Ching does not empty his arsenal with this initial volley; deliriously ingenious set pieces punctuate and propel the intrigue.  Actual kung fu is mostly absent bar an early skirmish between Kenji and Bo’s teacher, but the Shaw influence is there in the artful, traditional swordplay, with a crossing of swords between Bo, a bewildered Sheng Nan and her father a high point of full-blooded balletic swordplay.  In another nod to Shaw, thick blood runs in the frequent skirmishes, with legs, fingers and heads being lopped off, and a ninja cleft in twain to reveal another ninja jumping through his bisected brother, who then explodes when impaled!

Outrageous visuals are what make ‘Duel To The Death so memorable.  While more grounded in reality than ‘Zu’ Ching repeatedly flirts with the supernatural, particularly when employing the ninja.  Relegated to the dustbin of camp eighties trash (though briefly resurrected in ‘The Last Samurai’), Ching’s film is a hymn to the ninja myth, the “silent people” whose combat abilities are honed to an otherworldly degree.  Ninja vanish and reappear, tunnel through the ground (as Jacky Cheung would later do in ‘A Chinese Ghost Story Part II’) and most incredibly one giant ninja bursts into six regular warriors, one of whom is female and flashes Bo’s teacher, who must close his eyes to the disrobed woman and thus is captured!

Fights in the desert and forests recall King Hu’s ‘A Touch Of Zen’, but, intentional or not, ‘Duel To The Death’s wilder imaginings resemble Alejandro Jodorowsky’s phantasmagorical ‘El Topo’ and ‘The Holy Mountain’.

While lagging midway through the brief 83 minute running time, the story is efficiently told, with enough musing on the futility of duelling to give Bo and Hashimoto, and their situation, some substance.  A nice aside during a festival has the duel mocked by a Punch & Judy style puppeteer and there is the Zen suggestion that slavish devotion to the fighting style and glory of a school is an easy road to madness.  The climactic duel, while heavy on swordplay and wirework, is subdued in realization that any victory will be hollow after the preceding violence.

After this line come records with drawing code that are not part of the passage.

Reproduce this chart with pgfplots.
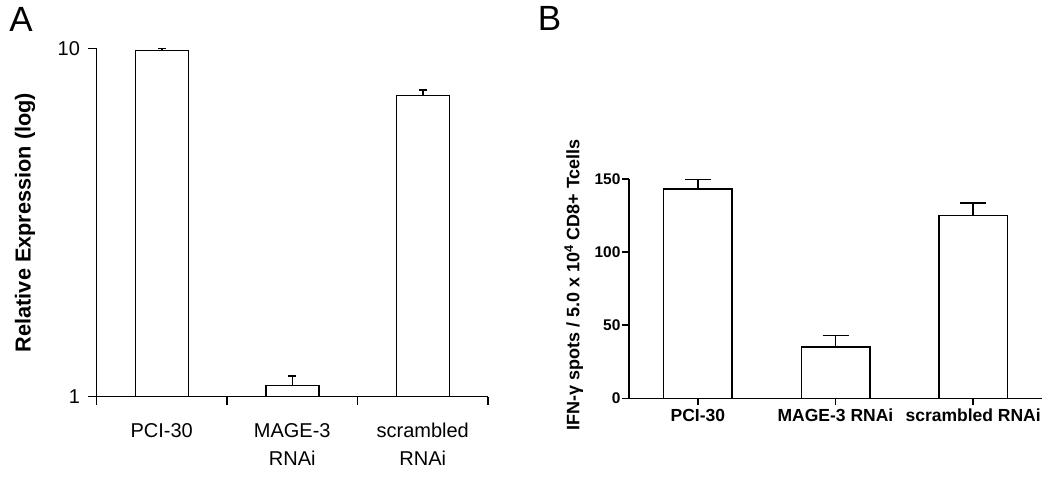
\documentclass[border=0pt]{standalone}
\usepackage{fontspec}
\setmainfont{Liberation Sans}
\usepackage{pgfplots}
\pgfplotsset{compat=1.18}
\begin{document}
\begin{tikzpicture}[x=1pt,y=1pt]
\useasboundingbox (0,0) rectangle (1050,-477);
\node[font=\fontsize{35}{35}\selectfont, anchor=center, inner sep=0pt] at (21,-19.5) {A};
\node[font=\fontsize{35}{35}\selectfont, anchor=center, inner sep=0pt] at (549.5,-18.5) {B};

\begin{axis}[
  at={(96.5pt,-396.7pt)}, anchor=south west,
  scale only axis, width=391.5pt, height=348.4pt,
  ymode=log, ymin=1, ymax=10, xmin=-0.5, xmax=2.5,
  axis x line=bottom, axis y line=left,
  axis line style={-, line width=1.5pt},
  ybar, bar width=53pt,
  ytick={1,10}, yticklabels={1,10},
  minor y tick style={draw=none},
  xtick={-0.5,0.5,1.5,2.5}, xticklabels={},
  extra x ticks={0,1,2},
  extra x tick labels={\rule{0pt}{15pt}PCI-30,\rule{0pt}{15pt}MAGE-3\\RNAi,\rule{0pt}{15pt}scrambled\\RNAi},
  extra x tick style={major tick length=0pt,
     xticklabel style={align=center, anchor=north, inner sep=0pt, font=\fontsize{20}{28.3}\selectfont, yshift=-25.6pt}},
  tick align=outside, major tick length=8pt,
  tick style={line width=1.5pt, black},
  yticklabel style={font=\fontsize{20}{20}\selectfont, xshift=-5pt},
  ylabel={\bfseries Relative Expression (log)},
  ylabel style={font=\fontsize{21.7}{21.7}\selectfont, at={(axis description cs:-0.1826,0.5)}, anchor=center},
]
\addplot[draw=black, fill=white, line width=1.5pt,
  error bars/.cd, y dir=plus, y explicit,
  error bar style={line width=1.5pt, black},
  error mark options={rotate=90, mark size=4pt, line width=1.5pt, black}]
  coordinates {(0,9.85) +- (0,0.15) (1,1.077) +- (0,0.071) (2,7.31) +- (0,0.29)};
\end{axis}

\begin{axis}[
  at={(629pt,-398.3pt)}, anchor=south west,
  scale only axis, width=413pt, height=219.3pt,
  ymin=0, ymax=150, xmin=-0.5, xmax=2.5,
  axis x line=bottom, axis y line=left,
  axis line style={-, line width=1.5pt},
  ybar, bar width=68.5pt,
  ytick={0,50,100,150},
  xtick={0,1,2}, xticklabels={PCI-30,MAGE-3 RNAi,scrambled RNAi},
  tick align=outside, major tick length=7pt,
  tick style={line width=1.5pt, black},
  /pgf/number format/assume math mode=true,
  tick label style={font=\fontsize{17.5}{17.5}\selectfont\bfseries},
  yticklabel style={font=\fontsize{15.5}{15.5}\selectfont\bfseries, xshift=2pt},
  ylabel={\bfseries IFN-γ spots / 5.0 x 10\textsuperscript{4} CD8+ Tcells},
  ylabel style={font=\fontsize{18}{18}\selectfont, at={(axis description cs:-0.1335,0.517)}, anchor=center},
]
\addplot[draw=black, fill=white, line width=1.5pt,
  error bars/.cd, y dir=plus, y explicit,
  error bar style={line width=1.5pt, black},
  error mark options={rotate=90, mark size=13pt, line width=1.5pt, black}]
  coordinates {(0,143.2) +- (0,6.3) (1,35.1) +- (0,7.7) (2,124.9) +- (0,8.7)};
\end{axis}
\end{tikzpicture}
\end{document}
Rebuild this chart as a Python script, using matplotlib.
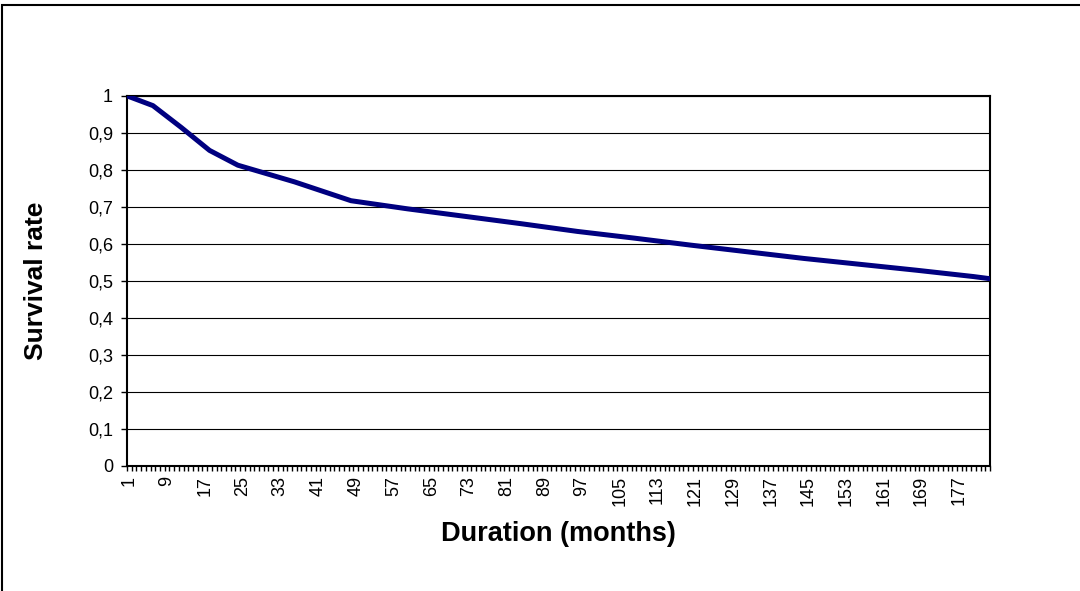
import matplotlib
matplotlib.use("Agg")
import matplotlib.pyplot as plt
from matplotlib.patches import Rectangle
from matplotlib.ticker import FixedLocator, MultipleLocator

plt.rcParams['font.family'] = ['Liberation Sans', 'DejaVu Sans']

# survival curve, read at selected month categories
months = [1, 6, 12, 18, 24, 36, 48, 60, 72, 84, 96, 108, 120, 132, 144, 156, 168, 180, 183]
survival = [0.998, 0.974, 0.915, 0.853, 0.813, 0.768, 0.717, 0.695, 0.675, 0.655, 0.634,
            0.616, 0.597, 0.579, 0.561, 0.545, 0.529, 0.512, 0.507]
n_months = 183
xtick_labels = list(range(1, 178, 8))
yticks = [i / 10 for i in range(11)]
ytick_labels = ['0', '0,1', '0,2', '0,3', '0,4', '0,5', '0,6', '0,7', '0,8', '0,9', '1']

fig = plt.figure(figsize=(10.8, 5.91), dpi=100)
ax = fig.add_axes([127 / 1080, 1 - 466 / 591, 863 / 1080, 370 / 591])

ax.plot(months, survival, color='#000080', lw=3.6, solid_joinstyle='round', zorder=3)

ax.set_xlim(0.5, n_months + 0.5)
ax.set_ylim(0, 1)

# categories sit between tick marks, labels every 8th month
ax.xaxis.set_major_locator(FixedLocator(xtick_labels))
ax.set_xticklabels([str(v) for v in xtick_labels], rotation=90, fontsize=13)
ax.xaxis.set_minor_locator(MultipleLocator(1, offset=0.5))
ax.tick_params(axis='x', which='major', length=0, pad=7)
ax.tick_params(axis='x', which='minor', length=3.5, width=1, direction='out')

ax.set_yticks(yticks)
ax.set_yticklabels(ytick_labels, fontsize=13)
ax.tick_params(axis='y', length=4, width=1, direction='out', pad=6)

ax.grid(axis='y', color='black', lw=0.8)
ax.set_axisbelow(True)
for side in ['left', 'bottom', 'right', 'top']:
    ax.spines[side].set_linewidth(1.5)
    ax.spines[side].set_color('black')

ax.set_ylabel('Survival rate', fontsize=19, fontweight='bold')
ax.set_xlabel('Duration (months)', fontsize=19.5, fontweight='bold')
ax.yaxis.set_label_coords(-(127 - 48) / 863, 0.5)
ax.xaxis.set_label_coords(0.5, -(521 - 466) / 370)

# chart border
fig.add_artist(Rectangle((2 / 1080, -0.5), 2.0, 1.5 - 5 / 591, transform=fig.transFigure,
                         fill=False, ec='black', lw=1.5))

fig.savefig('out.png', dpi=100, facecolor='white')
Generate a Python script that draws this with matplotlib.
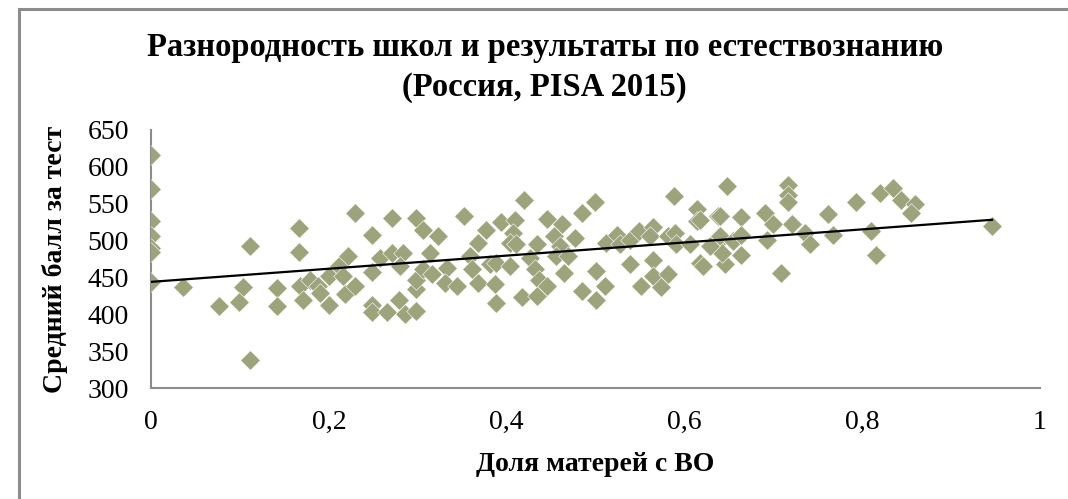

Typically for many Hong Kong productions the Japanese are portrayed as obtuse, kamikaze, imperialist bullyboys, accompanied by a strident militaristic score.  Presumably for commercial reasons, all the Japanese characters speak in Cantonese save for a lone “Hai” from Hashimoto.

But deficiencies are nullified by the stylish confidence of ‘Duel To The Death’.  Ching’s eye for composition is striking and the production designers had free reign with the costuming and sets.  And in a nice touch, when unsheathed the heroes’ swords sing a high-pitched wail that echoes the sonic booms given out by six shooters in Sergio Leone’s spaghetti Westerns.  Check out this neglected gem now.